Un résultat d’anticipation
La Fed de Kansas n’explique pas la hausse des marges par un effort concerté de contrôle des prix. Elle observe que les hausses de marge ont eu lieu surtout en 2020 et dans le premier trimestre de 2021, se repliant un peu au trimestre suivant. Selon elle, c’est un indice que les entreprises ont monté leur prix « en anticipation de hausses de coûts à venir, plutôt qu’un exercice de pouvoir monopolistique ou de demande accrue ».
L’étude ajoute : si une impulsion monopolistique avait propulsé les hausses de marges, « nous nous attendrions à ce que les firmes connaissant la plus forte demande affichent aussi les plus fortes hausses de marge. Au contraire, les hausses de marge ont été les mêmes à travers des industries qui ont connu des niveaux différents de demande (et d’inflation). »
Visée monopolistique
Une autre étude de trois économistes de l’Université de Massachusetts Amherst, après analyse d’une vingtaine de sociétés dominantes dans leurs secteurs respectifs, soutient la perspective monopolistique, la caractérisant en tant « qu’inflation de vendeurs ».
Les auteurs repèrent trois phases dans l’inflation en cours. L’impulsion est venue d’abord de grandes sociétés d’importance systémique, par exemple Home Depot, General Mills, Coca-Cola, ExxonMobil, Dupont de Nemours, etc. Cette impulsion a été propagée et amplifiée par d’autres sociétés d’importance décroissante. Les joueurs systémiques ne se seraient pas engagés dans une hausse de prix si elles n’avaient pas prévu que leurs concurrents emboîteraient aussi le pas. C’est seulement en troisième phase que les travailleurs sont entrés dans la ronde en essayant de rattraper leurs pertes de salaire réel.
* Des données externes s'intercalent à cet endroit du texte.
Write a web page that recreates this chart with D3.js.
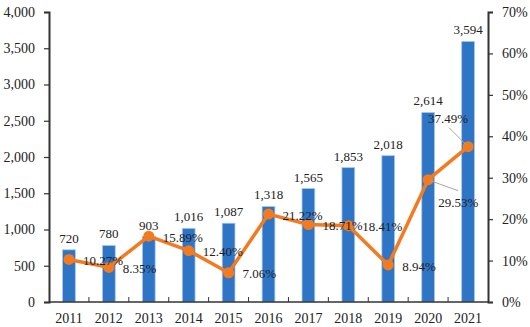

Quelle que soit la raison qui explique l’inflation actuelle (anticipation ou exercice monopolistique), il apparaît que la réponse macroéconomique actuelle de la part des banques centrales n’est pas indiquée. Certes, elle pourra écraser l’inflation, mais ce sera en punissant les moins coupables : les travailleurs et les petites entreprises, soutient l’étude de l’Université du Massachusetts Amherst. Ils proposent donc que la réponse des autorités « devrait viser à contenir les hausses de prix au point d’impulsion de façon à prévenir l’inflation dès le départ. »
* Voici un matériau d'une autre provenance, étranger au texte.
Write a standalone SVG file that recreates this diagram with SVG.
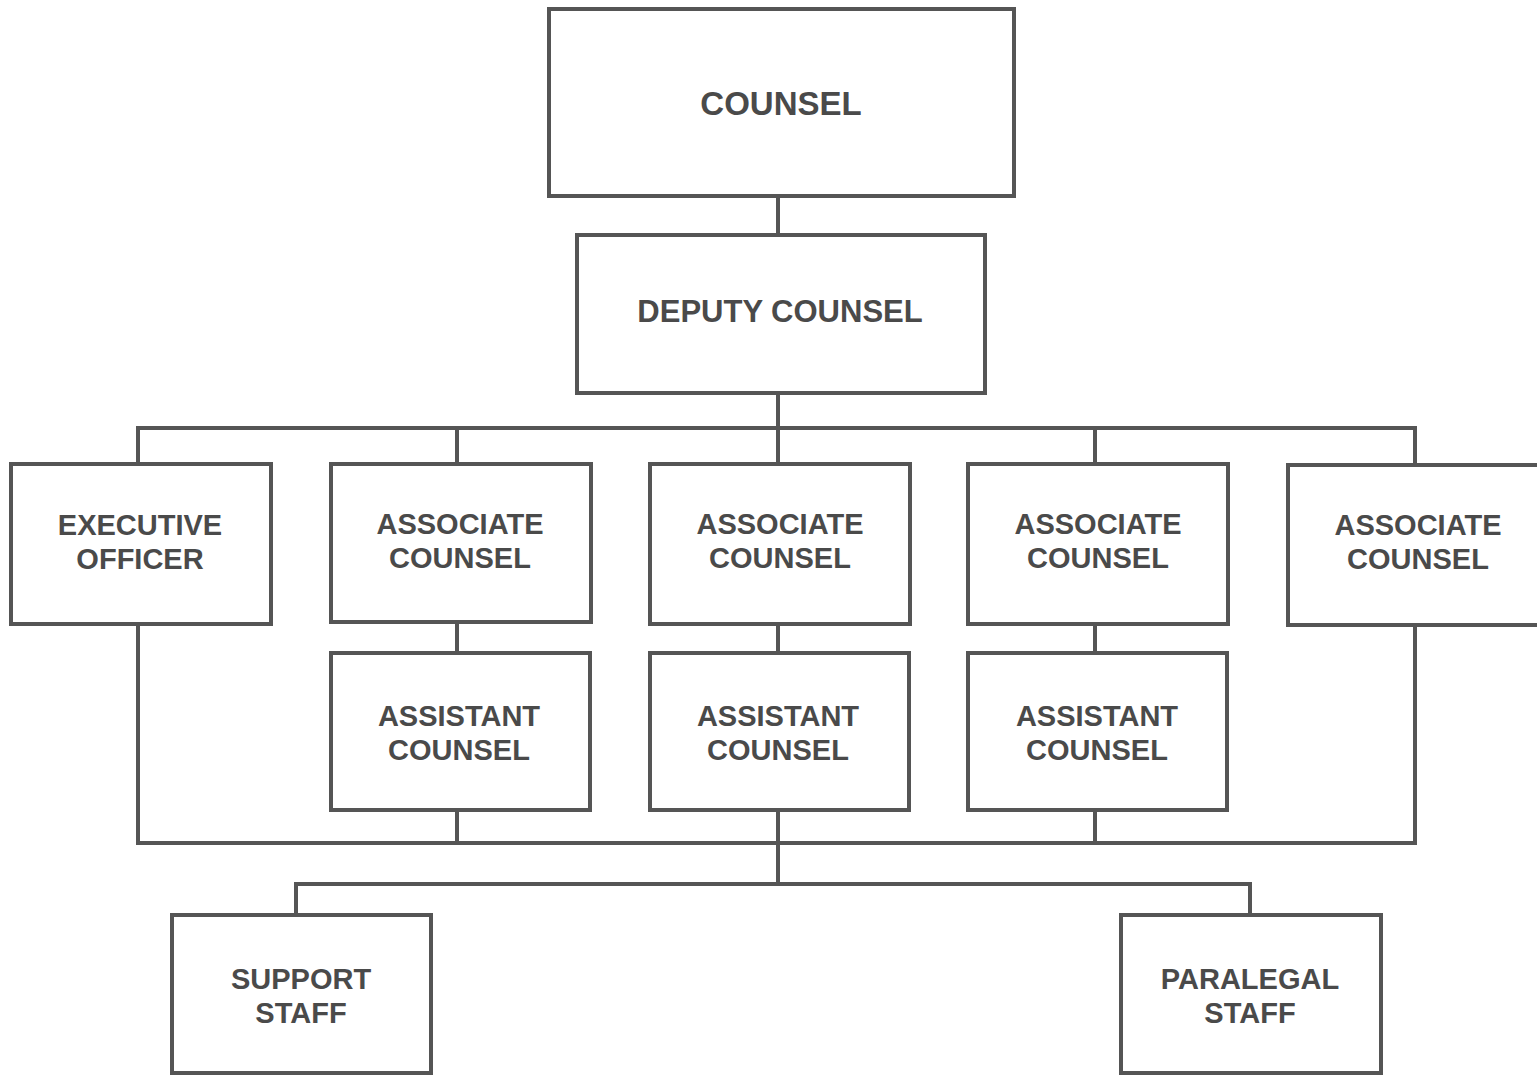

Ainsi, les auteurs proposent de créer des stocks de réserve sur une plus grande variété de denrées de base et de limiter la spéculation financière sur celles-ci. Ils appuient également les lois dans certains États américains qui interdisent les pratiques de prix excessifs. Enfin, si ces mesures ne suffisent pas, ils proposent en dernier recours des contrôles de prix stratégiques pour certains secteurs d’importance systémique.